One of the winners of this year's Nobel Prize in economics says he ignored two telephone calls, thinking they were spam calls, before the Swedish Royal Academy of Sciences was able to get through to him.

Paul Romer of New York University said that on Monday morning "I didn't answer either because I thought it was a spam call."

Romer teaches economics at New York University, where he founded the Stern Urbanization Project, which researches how policymakers can harness the rapid growth of cities to create economic opportunity and undertake systemic social reform.

Romer's work "explains how ideas are different to other goods and require specific conditions to thrive in a market," the academy said. Romer's work found that unregulated economies will produce technological change, but insufficiently provide research and development; this can be addressed by government interventions such and R&D subsidies.

He won the prize together with William Nordhaus of Yale University for separate research.

Nordhaus in the 1990s became the first person to create a model that "describes the global interplay between the economy and the climate," the academy said. Working separately from Romer, he showed that "the most efficient remedy for problems caused by greenhouse gases is a global scheme of universally imposed carbon taxes."

Carbon taxes are fees imposed on companies that burn carbon-based fuels such as coal and oil. Advocates see the taxes as encouraging companies to use less-polluting fuels.

"This is, for sure, a Nobel Prize about the big questions," University of Michigan economist Justin Wolfers said on Twitter.

Per Stromberg, head of the Nobel economics prize committee, said "it's about the long-run future of the world economy."

"The first one is how do we keep on generating the new ideas, the new innovations, the new research that's so important to solve the problems we're facing in the future," he said.

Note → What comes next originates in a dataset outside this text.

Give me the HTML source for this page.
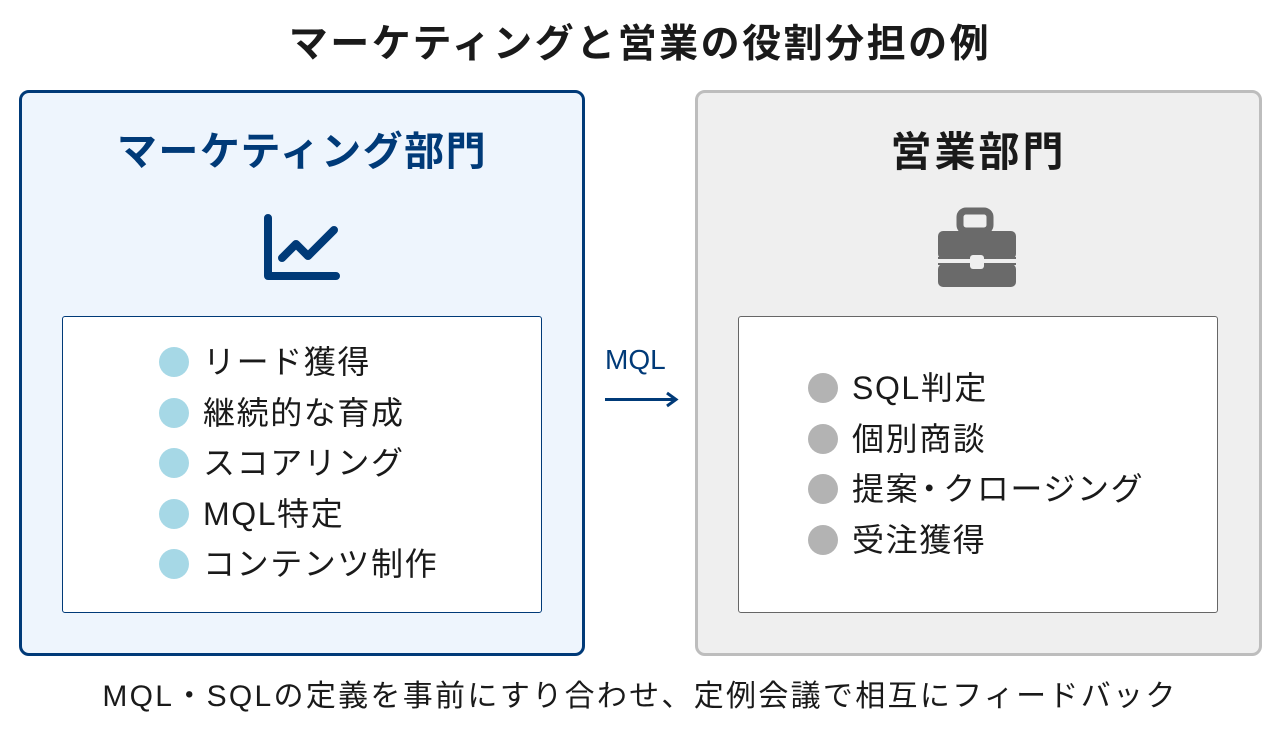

"The second is how do we deal with the negative effects of economic growth, which have to do with the emission of greenhouse gases leading to a warmer climate - which not just hurts the economy, but risks the life of everyone on earth," Stromberg said.

William D. Nordhaus Paul Romer
William D. Nordhaus (L) and Paul Romer, who have won the 2018 Nobel Economics Prize. Yale University/NYU Stern School of Business/Handouts

The prize comes just a day after an international panel of scientists issued a report detailing how Earth's weather, health and ecosystems would be in better shape if the world's leaders could somehow limit future human-caused warming to just 0.9 degrees Fahrenheit (a half degree Celsius) from now, instead of the globally agreed-upon goal of 1.8 degrees F (1 degree C).

Nordhaus has argued that climate change should be considered a "global public good," like public health and international trade, and regulated accordingly, but not through a command-and-control approach. Instead, by agreeing on a global price for burning carbon that reflects its whole cost, this primary cause of rising temperatures could be traded and taxed, putting market forces to work on the problem.

Many economists have since endorsed the concept of taxing carbon and using this financial lever to influence societal behavior. But adopting the regulatory frameworks on a global scale has been a complex challenge, and the world's political leaders are failing to meet it, the head of the United Nations said last month.